Naamsa recently published the sales figures for every brand in South Africa for September 2024, which you can see below:

  1. Toyota – 10,890 units
  2. VW – 5,885 units
  3. Suzuki – 5,032 units
  4. Hyundai – 2,841 units
  5. Ford – 2,823 units
  6. Isuzu – 1,960 units
  7. GWM – 1,740 units
  8. Chery – 1,614 units
  9. Renault – 1,426 units
  10. Nissan – 1,425 units
  11. Kia – 1,284 units
  12. Mahindra – 1,014 units
  13. BMW – 961 units
  14. Mercedes-Benz – 535 units
  15. Omoda & Jaecoo – 506 units
  16. Stellantis – 505 units
  17. Jaguar Land Rover – 312 units
  18. Honda – 265 units
  19. BAIC – 207 units
  20. Mazda – 204 units
  21. Mitsubishi – 175 units
  22. JAC – 142 units
  23. Porsche – 97 units
  24. Volvo – 83 units
  25. Proton – 68 units
  26. Subaru – 22 units

As evidenced by this list, Chery had quite the meteoric rise in its relatively short time on the market. It is now consistently in the top 10 alongside another Chinese automaker – GWM.

Of course, local favourites like Toyota and VW are still at the top, but even these brands are starting to see a slowdown in purchases while Chery is inching its way up the rankings.

It’s also worth pointing out that Chery’s 1,614 sales are entirely thanks to its Tiggo Pro SUV range, as Omoda and Jaecoo’s (O&J) figures are counted separately.

For those unaware, O&J are part of the Chery Automotive Group and are seen as alternatives for people who would prefer something different to Chery’s Tiggo-badged SUVs, similar to the relationship between Lexus and Toyota, or Audi and VW.

However, Lexus’ sales are counted towards that of Toyota, as are Audi’s towards VW’s.

Another case is Stellantis, which actually represents seven different automakers including Abarth, Alfa Romeo, Citroen, Fiat, Jeep, Opel, and Peugeot, all of which are grouped together in Naamsa’s report.

All of this is to say that Chery is doing very well for itself in South Africa, which can be chiefly attributed to one factor – price.

It will hardly come as a shock to motorists to learn that car prices have shot up over the last few years, and legacy brands are starting to lose their appeal as a result.

One such example is the VW Polo Vivo, which is meant to be tailored to our market in terms of affordability as a stripped-down version of the Polo, yet it goes for a minimum of R266,600 as of 2024.

Alternatively, buyers can pick up a Chery Tiggo 4 Pro SUV for R279,900 and get a more powerful engine, higher ground clearance, and a bigger boot, illustrating how Chinese manufacturers are offering a hard-to-beat value proposition in today’s cash-strapped environment.

Case in point, Standard Bank recently noted that despite an overall depressed new-car market during 2024, the number of cars of Chinese descent financed by the institution has consistently increased year-on-year since 2022.

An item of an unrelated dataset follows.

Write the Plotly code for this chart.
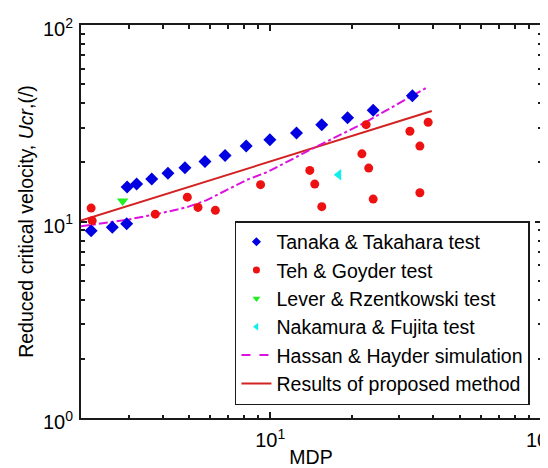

Its data shows that the proportion of Chinese car brands financed rose from just over 6% in 2022 to 7.4% in the first half of 2024.

“Even though Chinese brands currently represent less than 10% of our retail sales, their upward trajectory is remarkable given the challenging market conditions,” said Derick De Vries, Head of Automotive Retail at Standard Bank Vehicle and Asset Finance.

“These brands are clearly gaining significant traction, reflecting the broader global trend where Chinese vehicles are taking more market share, driven by competitive pricing and growing consumer confidence.”